## Begin Information shown
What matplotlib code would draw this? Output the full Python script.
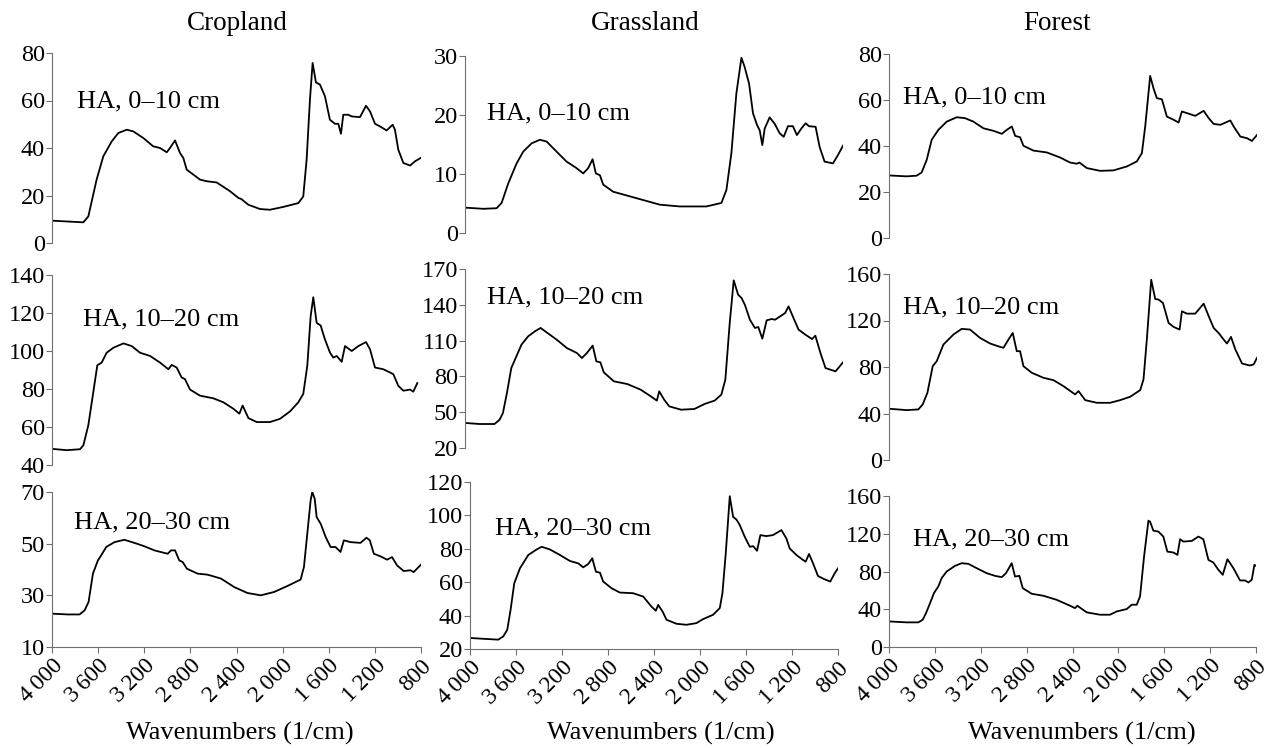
import matplotlib
matplotlib.use("Agg")
import matplotlib.pyplot as plt

plt.rcParams['font.family'] = ['Liberation Serif', 'DejaVu Serif']

# FTIR spectra of humic acids (wavenumber in 1/cm, intensity)
crop_0_10_wn = [4000, 3728, 3685, 3613, 3555, 3482, 3425, 3352, 3295, 3208,
                3122, 3063, 3005, 2977, 2933, 2890, 2861, 2832, 2717, 2659,
                2572, 2456, 2384, 2358, 2297, 2196, 2110, 1994, 1864, 1821,
                1792, 1763, 1740, 1711, 1676, 1633, 1590, 1546, 1517, 1494,
                1474, 1431, 1401, 1329, 1277, 1242, 1199, 1156, 1098, 1046,
                1026, 997, 953, 895, 852, 803]
crop_0_10 = [9.4, 8.7, 11.2, 26.7, 36.5, 42.8, 46.3, 47.7, 47.0, 44.2,
             40.7, 40.0, 38.2, 40.0, 43.2, 37.9, 35.8, 30.9, 26.7, 26.0,
             25.5, 21.8, 19.0, 18.5, 16.1, 14.3, 14.0, 15.2, 16.8, 19.6,
             35.0, 60.4, 75.8, 67.6, 66.7, 61.8, 51.9, 50.2, 50.2, 46.0,
             54.0, 54.0, 53.3, 53.0, 57.8, 55.4, 50.2, 49.1, 47.4, 49.8,
             47.7, 39.3, 33.7, 32.6, 34.4, 35.8]

crop_10_20_wn = [4000, 3873, 3757, 3728, 3685, 3642, 3607, 3569, 3526, 3468,
                 3381, 3309, 3237, 3150, 3063, 2991, 2962, 2919, 2876, 2847,
                 2803, 2717, 2601, 2514, 2427, 2375, 2347, 2297, 2225, 2110,
                 2023, 1936, 1864, 1821, 1786, 1757, 1734, 1705, 1670, 1633,
                 1589, 1560, 1531, 1488, 1459, 1401, 1343, 1277, 1242, 1199,
                 1127, 1069, 1040, 997, 953, 895, 867, 832]
crop_10_20 = [48.5, 47.8, 48.3, 50.4, 60.9, 78.3, 92.5, 93.9, 99.1, 101.7,
              104.0, 102.6, 99.1, 97.4, 93.9, 90.4, 92.7, 91.3, 86.1, 85.2,
              79.7, 76.5, 75.1, 73.0, 69.6, 67.0, 71.3, 64.7, 62.6, 62.6,
              64.3, 68.2, 73.0, 77.4, 92.2, 118.3, 128.3, 114.8, 113.4, 106.1,
              99.1, 96.5, 97.4, 94.3, 102.6, 100.0, 102.6, 104.7, 100.9, 91.3,
              90.4, 88.7, 87.8, 81.7, 79.1, 79.7, 78.6, 83.1]

crop_20_30_wn = [4000, 3862, 3761, 3717, 3683, 3645, 3602, 3573, 3530, 3458,
                 3372, 3285, 3199, 3112, 2997, 2968, 2933, 2896, 2867, 2830,
                 2737, 2651, 2535, 2420, 2305, 2189, 2074, 1959, 1844, 1815,
                 1786, 1757, 1743, 1722, 1705, 1670, 1627, 1584, 1541, 1498,
                 1469, 1411, 1325, 1273, 1244, 1209, 1152, 1094, 1051, 1008,
                 950, 892, 863, 800]
crop_20_30 = [22.9, 22.6, 22.6, 24.2, 27.4, 38.4, 43.5, 45.5, 48.7, 50.6,
              51.5, 50.3, 49.0, 47.4, 46.1, 47.4, 47.4, 43.5, 42.9, 40.3,
              38.4, 38.0, 36.5, 33.2, 30.9, 30.0, 31.3, 33.6, 36.1, 41.0,
              53.9, 66.8, 70.0, 67.4, 60.3, 57.7, 52.6, 48.7, 48.7, 46.8,
              51.3, 50.6, 50.3, 52.3, 51.3, 46.1, 45.1, 43.8, 44.8, 41.6,
              39.4, 39.7, 39.0, 41.9]

grass_0_10_wn = [4000, 3845, 3732, 3690, 3634, 3563, 3507, 3436, 3366, 3309,
                 3225, 3140, 3056, 2999, 2957, 2920, 2892, 2858, 2830, 2746,
                 2548, 2351, 2182, 1956, 1829, 1787, 1745, 1703, 1660, 1632,
                 1595, 1562, 1528, 1505, 1483, 1463, 1421, 1378, 1336, 1302,
                 1266, 1224, 1190, 1153, 1116, 1088, 1032, 998, 956, 885,
                 843, 800]
grass_0_10 = [4.3, 4.1, 4.2, 5.1, 8.4, 11.8, 13.8, 15.2, 15.8, 15.5,
              13.8, 12.1, 11.0, 10.1, 11.0, 12.5, 10.1, 9.8, 8.2, 7.0,
              5.9, 4.8, 4.5, 4.5, 5.1, 7.3, 13.5, 23.6, 29.7, 28.1,
              25.3, 20.3, 18.3, 17.4, 14.9, 17.7, 19.6, 18.5, 16.9, 16.3,
              18.1, 18.1, 16.6, 17.7, 18.6, 18.1, 18.0, 14.6, 12.1, 11.8,
              13.2, 14.8]

grass_10_20_wn = [4000, 3878, 3750, 3707, 3679, 3645, 3608, 3565, 3522, 3465,
                  3408, 3360, 3309, 3224, 3138, 3053, 3010, 2968, 2919, 2888,
                  2854, 2825, 2740, 2626, 2513, 2427, 2376, 2356, 2314, 2271,
                  2171, 2058, 1972, 1887, 1830, 1796, 1759, 1725, 1688, 1659,
                  1631, 1588, 1546, 1517, 1483, 1446, 1404, 1375, 1332, 1290,
                  1261, 1219, 1176, 1119, 1062, 1034, 991, 948, 906, 863,
                  800]
grass_10_20 = [41.0, 40.1, 40.1, 43.7, 49.3, 66.1, 87.0, 96.8, 106.6, 113.6,
               117.8, 120.6, 116.9, 110.8, 103.8, 99.6, 95.4, 99.6, 105.8, 92.6,
               91.8, 83.4, 75.9, 73.6, 68.9, 63.3, 59.7, 67.5, 60.5, 54.9,
               52.1, 52.7, 56.9, 59.7, 64.7, 77.3, 124.7, 160.5, 148.5, 145.7,
               140.1, 127.5, 120.6, 121.4, 111.6, 127.0, 128.1, 127.5, 130.3, 133.1,
               138.7, 128.9, 119.2, 115.0, 111.3, 114.1, 99.6, 87.0, 85.6, 84.2,
               91.8]

grass_20_30_wn = [4000, 3855, 3754, 3710, 3676, 3647, 3615, 3566, 3493, 3421,
                  3377, 3305, 3218, 3131, 3059, 3015, 2972, 2937, 2905, 2870,
                  2842, 2769, 2697, 2581, 2494, 2422, 2384, 2364, 2326, 2291,
                  2204, 2118, 2031, 1973, 1886, 1828, 1805, 1776, 1741, 1712,
                  1683, 1654, 1611, 1567, 1538, 1504, 1475, 1423, 1365, 1292,
                  1249, 1220, 1162, 1104, 1081, 1052, 1017, 974, 916, 867,
                  829, 800]
grass_20_30 = [26.6, 26.0, 25.6, 27.6, 31.5, 43.5, 59.4, 68.3, 76.3, 79.6,
               81.2, 79.6, 76.3, 72.7, 71.3, 68.9, 70.9, 74.3, 66.3, 65.7,
               60.4, 56.4, 53.8, 53.4, 51.4, 45.4, 42.9, 46.4, 42.5, 37.5,
               35.1, 34.5, 35.5, 37.9, 40.5, 44.5, 53.4, 77.3, 111.5, 99.1,
               97.5, 94.2, 87.2, 81.2, 81.6, 78.8, 88.2, 87.6, 88.2, 91.2,
               86.2, 80.2, 76.3, 73.3, 72.3, 76.9, 71.3, 63.7, 61.7, 60.4,
               65.3, 68.3]

forest_0_10_wn = [4000, 3846, 3759, 3716, 3672, 3629, 3571, 3498, 3411, 3339,
                  3266, 3179, 3092, 3019, 2976, 2932, 2903, 2860, 2831, 2744,
                  2628, 2512, 2425, 2367, 2344, 2280, 2164, 2048, 1932, 1845,
                  1801, 1772, 1729, 1700, 1671, 1627, 1584, 1525, 1482, 1453,
                  1409, 1337, 1264, 1220, 1177, 1119, 1032, 1003, 945, 887,
                  844, 800]
forest_0_10 = [27.2, 26.8, 27.1, 28.5, 34.0, 42.7, 47.0, 50.6, 52.5, 52.1,
               50.6, 47.7, 46.6, 45.3, 47.0, 48.5, 44.4, 43.8, 40.1, 38.0,
               37.2, 35.0, 32.8, 32.3, 32.8, 30.4, 29.2, 29.4, 31.1, 33.3,
               36.9, 48.5, 70.5, 65.1, 60.8, 60.3, 52.8, 51.4, 50.2, 55.0,
               54.3, 53.1, 55.3, 52.1, 49.6, 49.2, 51.1, 48.5, 44.1, 43.4,
               42.2, 44.8]

forest_10_20_wn = [4000, 3846, 3745, 3707, 3666, 3620, 3585, 3527, 3440, 3368,
                   3295, 3208, 3121, 3034, 3005, 2961, 2924, 2889, 2860, 2831,
                   2758, 2657, 2570, 2483, 2381, 2352, 2294, 2193, 2077, 1990,
                   1903, 1816, 1787, 1758, 1720, 1685, 1656, 1618, 1569, 1525,
                   1473, 1453, 1409, 1337, 1264, 1220, 1177, 1134, 1090, 1061,
                   1026, 988, 930, 864, 829, 800]
forest_10_20 = [44.1, 42.9, 43.5, 47.8, 57.8, 80.7, 85.0, 99.3, 107.9, 112.8,
                112.2, 105.0, 100.2, 97.3, 96.5, 103.6, 109.3, 93.6, 93.6, 80.7,
                75.0, 70.7, 68.7, 63.5, 56.4, 59.3, 51.5, 49.2, 49.2, 51.5,
                54.4, 60.1, 69.3, 103.6, 155.1, 138.5, 138.0, 135.1, 117.9, 114.5,
                112.2, 127.9, 125.9, 125.9, 134.5, 123.7, 113.6, 109.3, 103.6, 100.2,
                105.9, 95.0, 83.0, 81.3, 82.2, 87.9]

forest_20_30_wn = [4000, 3846, 3744, 3706, 3677, 3642, 3608, 3570, 3541, 3497,
                   3424, 3366, 3308, 3235, 3148, 3076, 3017, 2980, 2930, 2901,
                   2863, 2834, 2756, 2654, 2538, 2421, 2378, 2358, 2276, 2160,
                   2073, 2014, 1927, 1884, 1840, 1811, 1776, 1738, 1724, 1695,
                   1651, 1608, 1573, 1520, 1485, 1462, 1433, 1360, 1302, 1259,
                   1215, 1172, 1128, 1090, 1049, 997, 939, 895, 866, 837,
                   814, 800]
forest_20_30 = [27.1, 26.1, 26.1, 28.9, 36.0, 46.5, 57.1, 64.1, 73.0, 80.0,
                86.0, 88.8, 88.1, 83.5, 78.2, 75.4, 74.0, 78.2, 88.8, 74.7,
                75.4, 62.4, 56.4, 54.3, 50.0, 43.7, 41.2, 43.7, 36.7, 34.2,
                34.2, 37.7, 40.2, 44.8, 44.8, 53.6, 95.9, 133.9, 132.9, 123.3,
                122.3, 117.0, 101.1, 100.1, 97.6, 114.2, 111.7, 112.4, 117.0, 114.2,
                92.3, 89.5, 81.8, 76.5, 93.0, 83.5, 70.5, 70.5, 68.4, 71.2,
                87.0, 86.0]

land_uses = ['Cropland', 'Grassland', 'Forest']
depths = ['HA, 0\u201310 cm', 'HA, 10\u201320 cm', 'HA, 20\u201330 cm']
x_ticks = [4000, 3600, 3200, 2800, 2400, 2000, 1600, 1200, 800]
x_tick_labels = ['4\u2009000', '3\u2009600', '3\u2009200', '2\u2009800', '2\u2009400',
                 '2\u2009000', '1\u2009600', '1\u2009200', '800']

spectra = [
    [(crop_0_10_wn, crop_0_10), (grass_0_10_wn, grass_0_10), (forest_0_10_wn, forest_0_10)],
    [(crop_10_20_wn, crop_10_20), (grass_10_20_wn, grass_10_20), (forest_10_20_wn, forest_10_20)],
    [(crop_20_30_wn, crop_20_30), (grass_20_30_wn, grass_20_30), (forest_20_30_wn, forest_20_30)],
]
y_ticks = [
    [[0, 20, 40, 60, 80], [0, 10, 20, 30], [0, 20, 40, 60, 80]],
    [[40, 60, 80, 100, 120, 140], [20, 50, 80, 110, 140, 170], [0, 40, 80, 120, 160]],
    [[10, 30, 50, 70], [20, 40, 60, 80, 100, 120], [0, 40, 80, 120, 160]],
]

# axes boxes in pixels: left, right, top, bottom
boxes = [
    [(52, 421, 53, 243), (465, 843, 56, 233), (889, 1257, 54, 238)],
    [(52, 421, 275, 465), (465, 843, 269, 448), (889, 1257, 274, 460)],
    [(52, 421, 492, 647), (470, 838, 482, 649), (889, 1256, 496, 647)],
]
# label position inside each axes (axes fraction)
label_pos = [
    [(0.068, 0.747), (0.057, 0.678), (0.038, 0.764)],
    [(0.084, 0.768), (0.057, 0.841), (0.038, 0.820)],
    [(0.060, 0.803), (0.068, 0.719), (0.065, 0.715)],
]

W, H = 1267, 748
fig = plt.figure(figsize=(W / 100, H / 100), dpi=100)
spine_col = '#707070'

for r in range(3):
    for c in range(3):
        l, rt, t, b = boxes[r][c]
        ax = fig.add_axes([l / W, 1 - b / H, (rt - l) / W, (b - t) / H])
        wn, vals = spectra[r][c]
        ax.plot(wn, vals, color='black', lw=1.3)
        ax.set_xlim(4000, 800)
        yt = y_ticks[r][c]
        ax.set_ylim(yt[0], yt[-1])
        ax.set_yticks(yt)
        ax.spines['top'].set_visible(False)
        ax.spines['right'].set_visible(False)
        ax.spines['left'].set_color(spine_col)
        ax.spines['left'].set_linewidth(0.8)
        ax.tick_params(axis='y', direction='out', length=4, width=0.8,
                       color=spine_col, labelsize=17.5, pad=1)
        if r == 2:
            ax.spines['bottom'].set_color(spine_col)
            ax.spines['bottom'].set_linewidth(0.8)
            ax.set_xticks(x_ticks)
            ax.set_xticklabels(x_tick_labels, rotation=45, ha='right',
                               rotation_mode='anchor')
            ax.tick_params(axis='x', direction='out', length=4, width=0.8,
                           color=spine_col, labelsize=17, pad=2)
        else:
            ax.spines['bottom'].set_visible(False)
            ax.set_xticks([])
        lx, ly = label_pos[r][c]
        ax.text(lx, ly, depths[r], transform=ax.transAxes, fontsize=19,
                va='center', ha='left')

title_x = [237, 645, 1057]
xlabel_x = [240, 661, 1082]
for c in range(3):
    fig.text(title_x[c] / W, 1 - 23 / H, land_uses[c], fontsize=19.5,
             ha='center', va='center')
    fig.text(xlabel_x[c] / W, 1 - 733 / H, 'Wavenumbers (1/cm)', fontsize=19,
             ha='center', va='center')

fig.savefig('out.png', dpi=100)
## End Information shown
Goal:
Omit the pictures, then repeat exactly each line from the beginning of the listing through the line with "47.7, 39.3, 33.7, 32.6, 34.4, 35.8]".

Response to the exercise:
What matplotlib code would draw this? Output the full Python script.
import matplotlib
matplotlib.use("Agg")
import matplotlib.pyplot as plt

plt.rcParams['font.family'] = ['Liberation Serif', 'DejaVu Serif']

# FTIR spectra of humic acids (wavenumber in 1/cm, intensity)
crop_0_10_wn = [4000, 3728, 3685, 3613, 3555, 3482, 3425, 3352, 3295, 3208,
                3122, 3063, 3005, 2977, 2933, 2890, 2861, 2832, 2717, 2659,
                2572, 2456, 2384, 2358, 2297, 2196, 2110, 1994, 1864, 1821,
                1792, 1763, 1740, 1711, 1676, 1633, 1590, 1546, 1517, 1494,
                1474, 1431, 1401, 1329, 1277, 1242, 1199, 1156, 1098, 1046,
                1026, 997, 953, 895, 852, 803]
crop_0_10 = [9.4, 8.7, 11.2, 26.7, 36.5, 42.8, 46.3, 47.7, 47.0, 44.2,
             40.7, 40.0, 38.2, 40.0, 43.2, 37.9, 35.8, 30.9, 26.7, 26.0,
             25.5, 21.8, 19.0, 18.5, 16.1, 14.3, 14.0, 15.2, 16.8, 19.6,
             35.0, 60.4, 75.8, 67.6, 66.7, 61.8, 51.9, 50.2, 50.2, 46.0,
             54.0, 54.0, 53.3, 53.0, 57.8, 55.4, 50.2, 49.1, 47.4, 49.8,
             47.7, 39.3, 33.7, 32.6, 34.4, 35.8]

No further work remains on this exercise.